Elaine Wynn ‘Reviewing All Options’ After Board DismissalChristopher Palmeri
Billionaire Elaine Wynn said she is reviewing all of her options after being removed from the board of Wynn Resorts Ltd., the casino company led by her ex-husband, Chairman and Chief Executive Officer Steve Wynn.
“This news is extraordinarily disappointing,” she said in an e-mailed statement, “not just because I, as the co-founder of Wynn Resorts, have devoted my life to making this company a success, but because the decision excludes the last woman director from the board.”
Elaine Wynn, 72, has been embroiled in litigation with her ex-husband over her 9.4 percent stake in the Las Vegas-based casino company. The dispute dates back to an agreement the couple had with Kazuo Okada, an early Wynn Resorts investor, that gave Steve Wynn control over shares held by all three.
Elaine Wynn, whose 9.54 million shares are valued at about $1.36 billion, sought to end that agreement in 2012, a move Steve Wynn is fighting. Okada’s holding was redeemed by the company in a separate dispute.

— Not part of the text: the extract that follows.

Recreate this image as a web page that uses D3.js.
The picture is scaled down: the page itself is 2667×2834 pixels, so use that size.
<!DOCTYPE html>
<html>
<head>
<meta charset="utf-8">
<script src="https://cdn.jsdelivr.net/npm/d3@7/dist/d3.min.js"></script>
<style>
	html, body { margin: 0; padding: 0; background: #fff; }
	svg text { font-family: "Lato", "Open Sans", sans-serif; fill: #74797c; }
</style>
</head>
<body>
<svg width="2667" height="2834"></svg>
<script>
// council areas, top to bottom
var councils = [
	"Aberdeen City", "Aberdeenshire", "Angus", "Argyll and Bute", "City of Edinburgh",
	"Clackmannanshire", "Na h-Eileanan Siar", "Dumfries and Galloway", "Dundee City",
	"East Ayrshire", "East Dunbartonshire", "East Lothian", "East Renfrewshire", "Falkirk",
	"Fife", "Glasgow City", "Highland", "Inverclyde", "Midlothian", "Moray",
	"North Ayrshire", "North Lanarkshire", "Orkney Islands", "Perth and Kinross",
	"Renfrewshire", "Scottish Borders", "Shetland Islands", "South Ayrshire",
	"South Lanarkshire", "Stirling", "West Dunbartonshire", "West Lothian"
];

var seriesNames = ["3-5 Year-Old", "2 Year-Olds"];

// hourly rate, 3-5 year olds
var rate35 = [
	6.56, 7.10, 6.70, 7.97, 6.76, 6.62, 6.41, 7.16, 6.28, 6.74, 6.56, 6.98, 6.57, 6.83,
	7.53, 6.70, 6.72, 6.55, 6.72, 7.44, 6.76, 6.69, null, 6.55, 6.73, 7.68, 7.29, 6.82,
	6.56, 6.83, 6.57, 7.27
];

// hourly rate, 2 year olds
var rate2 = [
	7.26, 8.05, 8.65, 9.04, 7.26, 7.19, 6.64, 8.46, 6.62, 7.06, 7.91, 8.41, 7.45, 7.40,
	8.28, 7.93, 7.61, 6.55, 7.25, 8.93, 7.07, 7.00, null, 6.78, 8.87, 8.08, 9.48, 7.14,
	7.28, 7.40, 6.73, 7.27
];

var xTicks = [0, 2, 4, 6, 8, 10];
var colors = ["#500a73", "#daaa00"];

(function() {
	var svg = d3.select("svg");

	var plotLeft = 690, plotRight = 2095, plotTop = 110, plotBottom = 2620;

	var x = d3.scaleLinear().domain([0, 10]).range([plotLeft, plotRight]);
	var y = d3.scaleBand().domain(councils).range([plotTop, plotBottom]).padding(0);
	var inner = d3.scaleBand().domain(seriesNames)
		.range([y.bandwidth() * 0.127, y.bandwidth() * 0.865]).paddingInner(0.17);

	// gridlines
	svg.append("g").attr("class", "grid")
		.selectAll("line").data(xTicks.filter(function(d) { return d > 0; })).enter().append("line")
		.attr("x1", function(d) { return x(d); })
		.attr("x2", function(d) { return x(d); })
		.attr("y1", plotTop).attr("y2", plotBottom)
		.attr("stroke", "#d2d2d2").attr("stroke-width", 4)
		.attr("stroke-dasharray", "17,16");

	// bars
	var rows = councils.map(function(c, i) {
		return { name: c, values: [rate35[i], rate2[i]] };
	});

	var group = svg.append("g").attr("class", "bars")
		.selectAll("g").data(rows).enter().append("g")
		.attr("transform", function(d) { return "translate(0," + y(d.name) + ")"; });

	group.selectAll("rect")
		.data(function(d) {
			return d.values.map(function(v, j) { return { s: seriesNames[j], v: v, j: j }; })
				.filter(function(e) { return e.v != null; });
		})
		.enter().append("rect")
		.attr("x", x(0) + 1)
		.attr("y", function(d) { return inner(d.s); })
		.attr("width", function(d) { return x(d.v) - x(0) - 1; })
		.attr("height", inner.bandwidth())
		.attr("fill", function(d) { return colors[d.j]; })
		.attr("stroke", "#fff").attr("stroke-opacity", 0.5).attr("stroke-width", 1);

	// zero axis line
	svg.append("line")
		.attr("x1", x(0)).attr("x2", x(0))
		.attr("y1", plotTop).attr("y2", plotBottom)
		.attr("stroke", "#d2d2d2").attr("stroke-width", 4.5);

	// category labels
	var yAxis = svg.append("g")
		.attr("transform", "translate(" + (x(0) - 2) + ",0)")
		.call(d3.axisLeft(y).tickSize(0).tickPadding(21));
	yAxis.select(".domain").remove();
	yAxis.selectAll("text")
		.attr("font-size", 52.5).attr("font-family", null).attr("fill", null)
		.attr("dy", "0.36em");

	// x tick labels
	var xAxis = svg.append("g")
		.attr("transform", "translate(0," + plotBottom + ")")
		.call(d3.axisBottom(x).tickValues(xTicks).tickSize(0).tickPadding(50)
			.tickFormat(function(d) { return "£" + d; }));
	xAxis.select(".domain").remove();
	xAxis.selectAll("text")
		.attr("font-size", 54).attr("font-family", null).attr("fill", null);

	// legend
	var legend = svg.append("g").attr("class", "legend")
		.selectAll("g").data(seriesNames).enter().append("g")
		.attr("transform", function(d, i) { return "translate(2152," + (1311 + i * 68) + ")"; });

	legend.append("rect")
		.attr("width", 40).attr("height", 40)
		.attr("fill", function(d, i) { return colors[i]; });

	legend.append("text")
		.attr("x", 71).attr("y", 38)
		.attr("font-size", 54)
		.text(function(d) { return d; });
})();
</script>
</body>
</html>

Wynn Resorts said in a regulatory filing last week it wouldn’t renominate Elaine Wynn. The board cited her lack of independence under Nasdaq-listing standards and the impact of the dispute on “the atmosphere in and effectiveness of her participation on the board.”
Elaine Wynn told the company she intends to nominate herself for a board seat at the April 24 annual meeting in Las Vegas if removed, according to last week’s filing.
Wynn fell 0.7 percent to $142.43 at the close in New York. The stock has declined 4.3 percent this year.
In an e-mailed statement Monday, Wynn Resorts said its 73-year-old CEO, who holds a 10 percent stake, backed Elaine Wynn’s continued service as a director.
“Steve Wynn supported the board candidacy of Elaine Wynn,” the statement read, “but the board, as a whole, accepted the recommendations of the nominating and corporate governance committee comprised solely of independent directors to reduce the number of inside directors and to not renominate her.”
The company also said it would take diversity into account as it evaluates potential candidates for one or two independent director spots.